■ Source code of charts
◆ ◆ ◆ ◆

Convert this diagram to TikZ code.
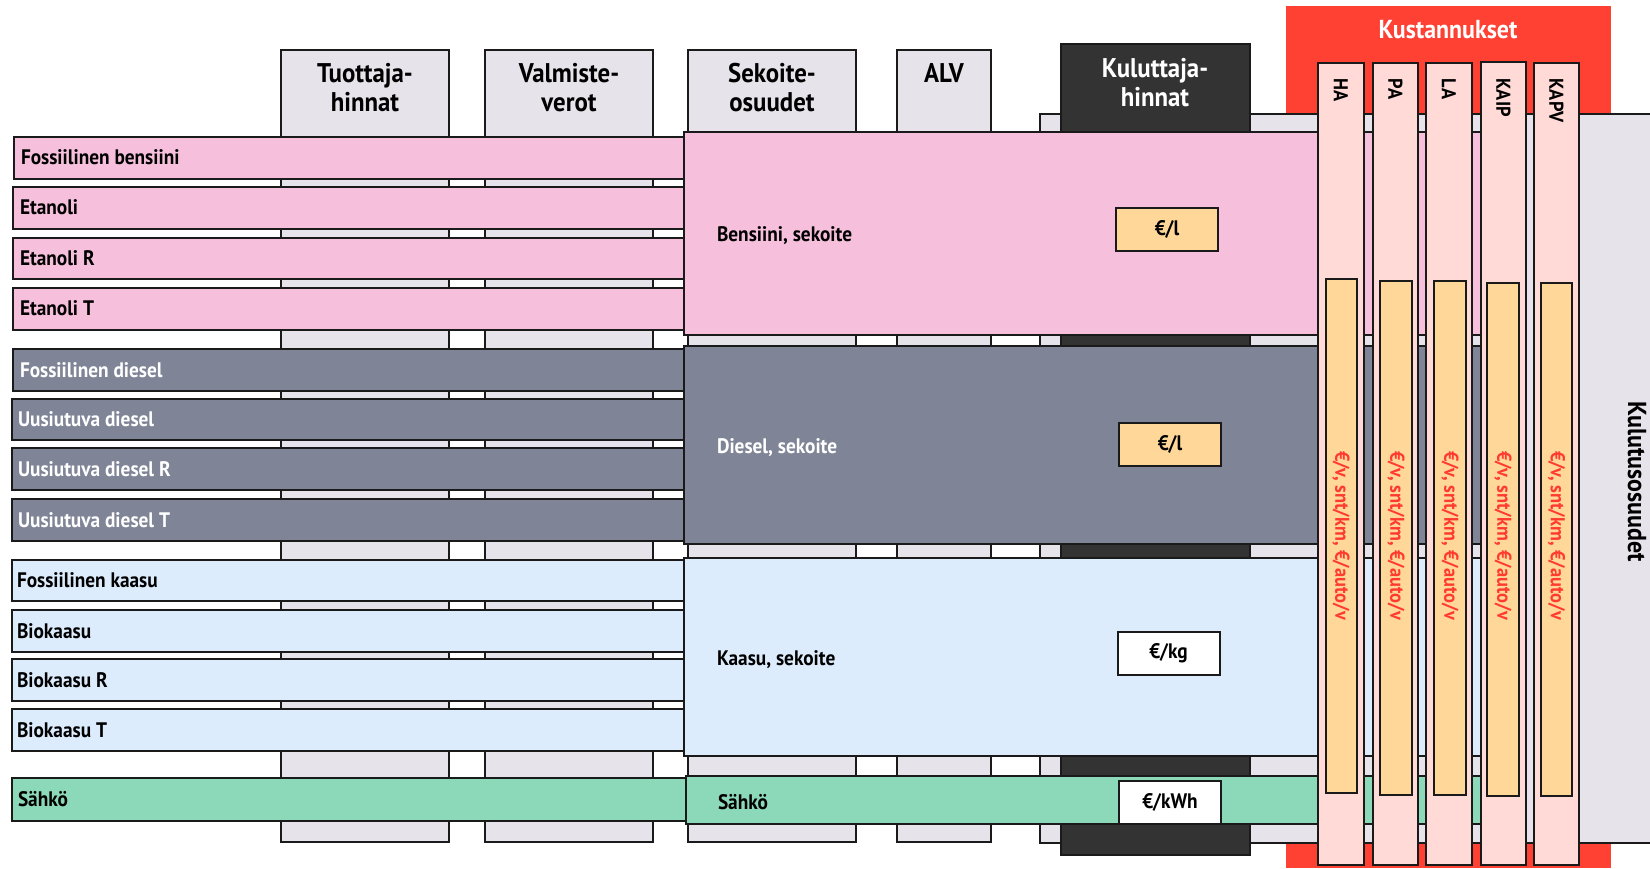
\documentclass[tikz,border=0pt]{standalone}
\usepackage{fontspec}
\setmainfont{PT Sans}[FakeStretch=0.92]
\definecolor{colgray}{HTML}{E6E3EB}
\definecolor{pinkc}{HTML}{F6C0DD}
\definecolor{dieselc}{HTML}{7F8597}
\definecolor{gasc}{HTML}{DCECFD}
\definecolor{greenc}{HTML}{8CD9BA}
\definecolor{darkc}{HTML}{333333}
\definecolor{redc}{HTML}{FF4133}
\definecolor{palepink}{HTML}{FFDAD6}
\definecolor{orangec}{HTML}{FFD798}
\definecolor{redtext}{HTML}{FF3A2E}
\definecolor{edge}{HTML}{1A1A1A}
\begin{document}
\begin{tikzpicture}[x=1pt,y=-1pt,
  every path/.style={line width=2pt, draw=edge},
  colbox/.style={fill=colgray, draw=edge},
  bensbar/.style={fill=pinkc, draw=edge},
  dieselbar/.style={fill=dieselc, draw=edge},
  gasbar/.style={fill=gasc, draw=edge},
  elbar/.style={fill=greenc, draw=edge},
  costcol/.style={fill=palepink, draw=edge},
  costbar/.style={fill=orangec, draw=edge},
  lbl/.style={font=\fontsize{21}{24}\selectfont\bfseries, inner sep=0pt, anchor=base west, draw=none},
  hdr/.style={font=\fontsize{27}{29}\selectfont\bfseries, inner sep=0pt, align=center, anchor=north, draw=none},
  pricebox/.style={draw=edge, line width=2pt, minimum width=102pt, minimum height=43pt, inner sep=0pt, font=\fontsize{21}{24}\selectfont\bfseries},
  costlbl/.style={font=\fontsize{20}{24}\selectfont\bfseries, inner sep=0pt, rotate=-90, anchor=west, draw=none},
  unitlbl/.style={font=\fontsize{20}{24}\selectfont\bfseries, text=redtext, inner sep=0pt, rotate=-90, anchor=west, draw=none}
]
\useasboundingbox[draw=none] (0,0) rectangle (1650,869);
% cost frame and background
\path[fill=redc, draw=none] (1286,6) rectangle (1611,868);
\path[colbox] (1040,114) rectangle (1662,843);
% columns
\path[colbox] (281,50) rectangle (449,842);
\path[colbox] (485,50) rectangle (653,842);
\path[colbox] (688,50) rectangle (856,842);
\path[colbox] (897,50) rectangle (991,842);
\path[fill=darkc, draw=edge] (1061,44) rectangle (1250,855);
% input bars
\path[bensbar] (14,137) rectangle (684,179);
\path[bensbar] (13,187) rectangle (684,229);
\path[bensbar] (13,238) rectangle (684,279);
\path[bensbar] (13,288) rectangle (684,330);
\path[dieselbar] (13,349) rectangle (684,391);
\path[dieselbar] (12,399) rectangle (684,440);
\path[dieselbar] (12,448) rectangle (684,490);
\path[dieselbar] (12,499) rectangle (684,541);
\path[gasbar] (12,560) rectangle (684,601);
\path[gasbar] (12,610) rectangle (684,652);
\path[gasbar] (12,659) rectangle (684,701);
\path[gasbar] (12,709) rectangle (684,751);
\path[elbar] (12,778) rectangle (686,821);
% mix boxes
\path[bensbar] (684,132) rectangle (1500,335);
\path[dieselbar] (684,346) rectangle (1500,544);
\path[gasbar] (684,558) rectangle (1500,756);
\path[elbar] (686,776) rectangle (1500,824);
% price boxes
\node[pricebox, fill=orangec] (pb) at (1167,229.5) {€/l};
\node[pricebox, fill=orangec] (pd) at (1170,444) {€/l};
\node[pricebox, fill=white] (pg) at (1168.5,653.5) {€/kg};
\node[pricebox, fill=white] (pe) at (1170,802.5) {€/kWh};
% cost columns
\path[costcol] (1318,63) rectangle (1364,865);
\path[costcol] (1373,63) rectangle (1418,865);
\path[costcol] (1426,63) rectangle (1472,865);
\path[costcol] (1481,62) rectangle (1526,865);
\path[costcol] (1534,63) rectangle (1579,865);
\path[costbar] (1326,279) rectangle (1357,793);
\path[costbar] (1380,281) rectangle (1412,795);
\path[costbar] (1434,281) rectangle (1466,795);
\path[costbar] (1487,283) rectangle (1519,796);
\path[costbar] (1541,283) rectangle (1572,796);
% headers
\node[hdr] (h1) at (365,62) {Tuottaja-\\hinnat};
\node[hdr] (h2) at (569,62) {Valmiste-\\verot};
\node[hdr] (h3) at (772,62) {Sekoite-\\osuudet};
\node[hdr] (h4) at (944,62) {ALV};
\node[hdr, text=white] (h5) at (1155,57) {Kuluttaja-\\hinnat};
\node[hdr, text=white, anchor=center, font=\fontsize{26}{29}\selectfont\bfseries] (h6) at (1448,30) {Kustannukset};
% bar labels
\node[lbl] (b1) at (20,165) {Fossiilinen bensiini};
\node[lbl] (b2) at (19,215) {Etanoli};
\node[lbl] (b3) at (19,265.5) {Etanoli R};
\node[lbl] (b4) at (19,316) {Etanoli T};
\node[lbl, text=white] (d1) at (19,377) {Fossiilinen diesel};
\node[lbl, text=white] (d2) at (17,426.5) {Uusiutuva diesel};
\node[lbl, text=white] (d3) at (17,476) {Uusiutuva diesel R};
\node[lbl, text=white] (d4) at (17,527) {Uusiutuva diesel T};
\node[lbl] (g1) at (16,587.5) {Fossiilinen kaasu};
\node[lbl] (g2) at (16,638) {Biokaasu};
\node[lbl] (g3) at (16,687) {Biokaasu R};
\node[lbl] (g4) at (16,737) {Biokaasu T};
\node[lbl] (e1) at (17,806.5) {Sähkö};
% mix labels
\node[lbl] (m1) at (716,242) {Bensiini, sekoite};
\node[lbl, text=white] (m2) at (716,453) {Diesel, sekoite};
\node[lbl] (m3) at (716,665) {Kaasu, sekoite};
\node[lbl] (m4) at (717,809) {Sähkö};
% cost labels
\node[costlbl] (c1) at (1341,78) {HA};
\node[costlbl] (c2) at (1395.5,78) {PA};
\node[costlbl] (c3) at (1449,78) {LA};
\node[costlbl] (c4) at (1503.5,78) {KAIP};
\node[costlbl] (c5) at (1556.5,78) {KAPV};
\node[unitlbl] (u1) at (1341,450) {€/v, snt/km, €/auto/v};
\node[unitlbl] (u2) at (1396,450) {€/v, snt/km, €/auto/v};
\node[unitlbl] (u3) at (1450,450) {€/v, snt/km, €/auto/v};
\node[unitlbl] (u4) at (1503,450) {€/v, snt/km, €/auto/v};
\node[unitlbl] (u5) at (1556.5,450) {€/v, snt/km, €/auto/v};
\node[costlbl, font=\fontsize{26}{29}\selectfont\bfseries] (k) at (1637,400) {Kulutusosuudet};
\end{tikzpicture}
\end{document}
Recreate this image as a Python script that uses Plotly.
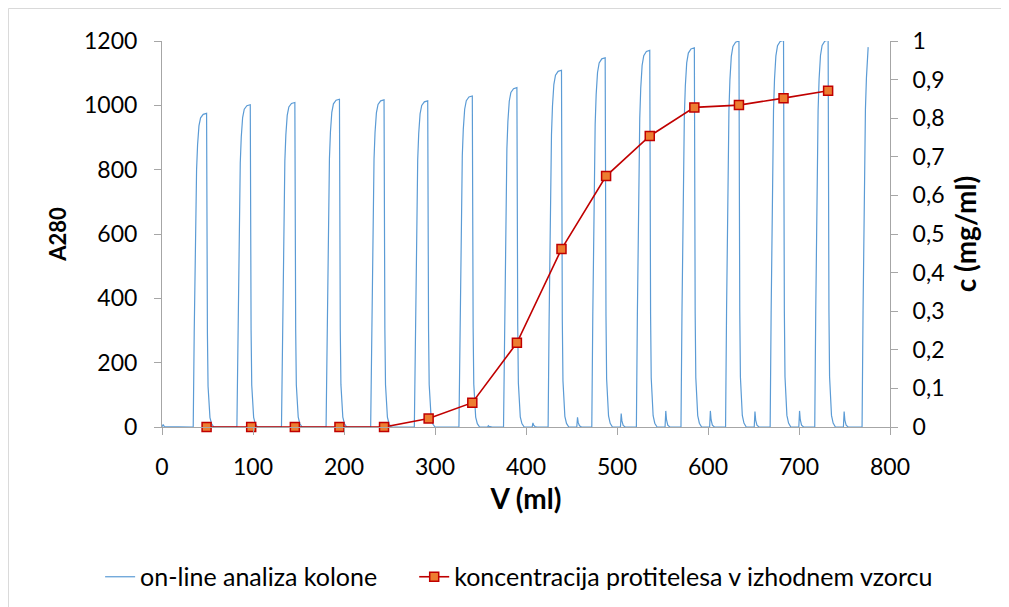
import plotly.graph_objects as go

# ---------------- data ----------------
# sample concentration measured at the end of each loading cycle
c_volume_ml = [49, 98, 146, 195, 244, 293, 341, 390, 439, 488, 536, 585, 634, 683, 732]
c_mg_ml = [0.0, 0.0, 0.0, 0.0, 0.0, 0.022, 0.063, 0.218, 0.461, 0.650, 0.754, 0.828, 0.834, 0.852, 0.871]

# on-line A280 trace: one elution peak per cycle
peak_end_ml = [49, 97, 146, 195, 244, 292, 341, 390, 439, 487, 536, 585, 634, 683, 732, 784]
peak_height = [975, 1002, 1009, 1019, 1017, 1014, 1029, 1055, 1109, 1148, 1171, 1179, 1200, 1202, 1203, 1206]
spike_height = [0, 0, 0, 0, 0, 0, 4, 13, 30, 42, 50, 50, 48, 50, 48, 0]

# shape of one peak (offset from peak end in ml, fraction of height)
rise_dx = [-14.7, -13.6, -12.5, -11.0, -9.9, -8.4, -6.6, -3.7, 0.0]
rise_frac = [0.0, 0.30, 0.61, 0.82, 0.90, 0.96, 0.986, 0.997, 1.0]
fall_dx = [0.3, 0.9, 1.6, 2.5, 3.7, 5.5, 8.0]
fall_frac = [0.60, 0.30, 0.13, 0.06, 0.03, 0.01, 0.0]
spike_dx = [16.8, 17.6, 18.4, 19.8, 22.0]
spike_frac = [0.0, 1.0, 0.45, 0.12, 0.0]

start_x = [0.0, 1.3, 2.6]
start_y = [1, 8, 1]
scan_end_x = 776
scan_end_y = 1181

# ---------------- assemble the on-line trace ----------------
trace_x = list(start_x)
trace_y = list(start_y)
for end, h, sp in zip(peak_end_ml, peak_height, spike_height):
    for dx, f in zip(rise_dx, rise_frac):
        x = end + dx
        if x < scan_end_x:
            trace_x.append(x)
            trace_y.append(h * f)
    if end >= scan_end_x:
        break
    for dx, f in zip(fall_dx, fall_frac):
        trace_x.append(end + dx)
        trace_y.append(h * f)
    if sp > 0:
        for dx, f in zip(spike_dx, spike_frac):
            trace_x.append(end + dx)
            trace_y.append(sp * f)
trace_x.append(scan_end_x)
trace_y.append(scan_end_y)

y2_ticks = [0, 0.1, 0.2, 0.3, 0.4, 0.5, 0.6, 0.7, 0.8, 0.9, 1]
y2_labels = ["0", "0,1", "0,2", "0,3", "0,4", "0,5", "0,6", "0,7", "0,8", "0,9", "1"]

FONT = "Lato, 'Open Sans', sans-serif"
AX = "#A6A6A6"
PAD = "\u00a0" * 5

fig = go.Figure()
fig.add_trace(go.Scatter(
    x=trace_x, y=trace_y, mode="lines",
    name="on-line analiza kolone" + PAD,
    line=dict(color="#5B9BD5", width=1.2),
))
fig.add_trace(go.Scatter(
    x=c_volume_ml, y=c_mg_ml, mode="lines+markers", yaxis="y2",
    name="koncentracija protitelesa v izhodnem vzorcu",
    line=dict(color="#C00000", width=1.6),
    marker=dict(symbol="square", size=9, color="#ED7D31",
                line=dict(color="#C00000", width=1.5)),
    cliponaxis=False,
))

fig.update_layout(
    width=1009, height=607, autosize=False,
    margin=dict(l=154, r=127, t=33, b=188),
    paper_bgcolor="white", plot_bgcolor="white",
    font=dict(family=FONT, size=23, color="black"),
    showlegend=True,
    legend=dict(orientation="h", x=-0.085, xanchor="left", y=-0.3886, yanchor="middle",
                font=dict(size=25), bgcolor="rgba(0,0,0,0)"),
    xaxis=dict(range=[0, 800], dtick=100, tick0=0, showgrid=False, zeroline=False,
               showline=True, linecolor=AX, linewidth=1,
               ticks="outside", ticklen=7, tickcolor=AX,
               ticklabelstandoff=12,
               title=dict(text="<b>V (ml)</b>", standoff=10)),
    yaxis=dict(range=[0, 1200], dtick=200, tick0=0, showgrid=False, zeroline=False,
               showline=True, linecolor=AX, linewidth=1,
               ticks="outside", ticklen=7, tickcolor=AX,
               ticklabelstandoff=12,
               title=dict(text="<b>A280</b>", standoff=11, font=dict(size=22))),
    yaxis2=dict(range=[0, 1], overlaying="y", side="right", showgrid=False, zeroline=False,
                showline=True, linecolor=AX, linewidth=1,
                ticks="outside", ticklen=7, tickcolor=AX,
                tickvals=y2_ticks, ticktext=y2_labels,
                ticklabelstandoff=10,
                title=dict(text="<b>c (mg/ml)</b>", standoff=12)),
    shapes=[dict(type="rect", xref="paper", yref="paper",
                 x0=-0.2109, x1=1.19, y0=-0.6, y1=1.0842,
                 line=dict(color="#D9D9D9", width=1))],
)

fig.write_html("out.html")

◆ ◆ ◆ ◆

Print exactly what appears from the line holding "Recreate this image" down to the line holding "scan_end_y = 1181", both ends kept, leaving out the pictures.

■ The output
Recreate this image as a Python script that uses Plotly.
import plotly.graph_objects as go

# ---------------- data ----------------
# sample concentration measured at the end of each loading cycle
c_volume_ml = [49, 98, 146, 195, 244, 293, 341, 390, 439, 488, 536, 585, 634, 683, 732]
c_mg_ml = [0.0, 0.0, 0.0, 0.0, 0.0, 0.022, 0.063, 0.218, 0.461, 0.650, 0.754, 0.828, 0.834, 0.852, 0.871]

# on-line A280 trace: one elution peak per cycle
peak_end_ml = [49, 97, 146, 195, 244, 292, 341, 390, 439, 487, 536, 585, 634, 683, 732, 784]
peak_height = [975, 1002, 1009, 1019, 1017, 1014, 1029, 1055, 1109, 1148, 1171, 1179, 1200, 1202, 1203, 1206]
spike_height = [0, 0, 0, 0, 0, 0, 4, 13, 30, 42, 50, 50, 48, 50, 48, 0]

# shape of one peak (offset from peak end in ml, fraction of height)
rise_dx = [-14.7, -13.6, -12.5, -11.0, -9.9, -8.4, -6.6, -3.7, 0.0]
rise_frac = [0.0, 0.30, 0.61, 0.82, 0.90, 0.96, 0.986, 0.997, 1.0]
fall_dx = [0.3, 0.9, 1.6, 2.5, 3.7, 5.5, 8.0]
fall_frac = [0.60, 0.30, 0.13, 0.06, 0.03, 0.01, 0.0]
spike_dx = [16.8, 17.6, 18.4, 19.8, 22.0]
spike_frac = [0.0, 1.0, 0.45, 0.12, 0.0]

start_x = [0.0, 1.3, 2.6]
start_y = [1, 8, 1]
scan_end_x = 776
scan_end_y = 1181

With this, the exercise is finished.